● **WORK REQUIRED**:
Reproduce each line from the first in the data through the line that contains "0 H42 V42 H0" exactly; give nothing else.

● **DATA EXCERPT**:
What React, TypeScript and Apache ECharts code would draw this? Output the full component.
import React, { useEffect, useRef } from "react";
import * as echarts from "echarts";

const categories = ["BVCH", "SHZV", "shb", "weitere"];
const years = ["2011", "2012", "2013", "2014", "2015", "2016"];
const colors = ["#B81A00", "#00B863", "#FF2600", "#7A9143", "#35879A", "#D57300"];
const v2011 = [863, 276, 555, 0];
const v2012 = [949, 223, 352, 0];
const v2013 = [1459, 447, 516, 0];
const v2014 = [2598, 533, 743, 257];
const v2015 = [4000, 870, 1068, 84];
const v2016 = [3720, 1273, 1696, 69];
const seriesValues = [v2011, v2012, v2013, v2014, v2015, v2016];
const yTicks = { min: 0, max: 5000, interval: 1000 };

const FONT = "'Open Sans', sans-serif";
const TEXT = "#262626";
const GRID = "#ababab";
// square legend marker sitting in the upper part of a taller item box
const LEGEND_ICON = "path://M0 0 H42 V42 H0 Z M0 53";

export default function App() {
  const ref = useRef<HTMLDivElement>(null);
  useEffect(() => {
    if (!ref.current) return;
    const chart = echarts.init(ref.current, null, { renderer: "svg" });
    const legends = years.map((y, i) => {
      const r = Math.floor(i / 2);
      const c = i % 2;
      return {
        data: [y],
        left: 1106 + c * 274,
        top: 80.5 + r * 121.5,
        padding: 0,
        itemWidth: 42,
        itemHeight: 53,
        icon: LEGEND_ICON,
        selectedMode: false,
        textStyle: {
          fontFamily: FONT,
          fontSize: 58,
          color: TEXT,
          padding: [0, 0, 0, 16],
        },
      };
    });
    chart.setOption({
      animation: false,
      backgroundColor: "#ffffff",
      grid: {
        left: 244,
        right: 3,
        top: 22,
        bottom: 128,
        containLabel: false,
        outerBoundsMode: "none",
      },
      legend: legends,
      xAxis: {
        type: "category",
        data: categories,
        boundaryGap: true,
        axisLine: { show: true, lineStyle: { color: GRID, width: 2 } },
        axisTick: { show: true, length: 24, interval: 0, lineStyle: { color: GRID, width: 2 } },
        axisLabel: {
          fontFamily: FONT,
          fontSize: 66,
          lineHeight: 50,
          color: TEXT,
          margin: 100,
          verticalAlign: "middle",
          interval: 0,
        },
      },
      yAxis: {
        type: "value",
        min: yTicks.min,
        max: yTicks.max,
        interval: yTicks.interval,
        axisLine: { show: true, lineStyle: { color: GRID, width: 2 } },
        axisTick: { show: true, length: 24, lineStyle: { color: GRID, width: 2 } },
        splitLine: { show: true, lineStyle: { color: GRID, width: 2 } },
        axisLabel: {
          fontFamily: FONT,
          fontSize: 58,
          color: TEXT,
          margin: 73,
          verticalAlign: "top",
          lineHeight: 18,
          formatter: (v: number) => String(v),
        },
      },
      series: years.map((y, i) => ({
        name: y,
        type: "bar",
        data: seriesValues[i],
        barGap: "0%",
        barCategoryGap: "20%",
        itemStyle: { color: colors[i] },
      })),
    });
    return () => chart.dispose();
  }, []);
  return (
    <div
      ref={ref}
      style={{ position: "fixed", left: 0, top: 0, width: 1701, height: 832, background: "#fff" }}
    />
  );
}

● **RESULT**:
What React, TypeScript and Apache ECharts code would draw this? Output the full component.
import React, { useEffect, useRef } from "react";
import * as echarts from "echarts";

const categories = ["BVCH", "SHZV", "shb", "weitere"];
const years = ["2011", "2012", "2013", "2014", "2015", "2016"];
const colors = ["#B81A00", "#00B863", "#FF2600", "#7A9143", "#35879A", "#D57300"];
const v2011 = [863, 276, 555, 0];
const v2012 = [949, 223, 352, 0];
const v2013 = [1459, 447, 516, 0];
const v2014 = [2598, 533, 743, 257];
const v2015 = [4000, 870, 1068, 84];
const v2016 = [3720, 1273, 1696, 69];
const seriesValues = [v2011, v2012, v2013, v2014, v2015, v2016];
const yTicks = { min: 0, max: 5000, interval: 1000 };

const FONT = "'Open Sans', sans-serif";
const TEXT = "#262626";
const GRID = "#ababab";
// square legend marker sitting in the upper part of a taller item box
const LEGEND_ICON = "path://M0 0 H42 V42 H0 Z M0 53";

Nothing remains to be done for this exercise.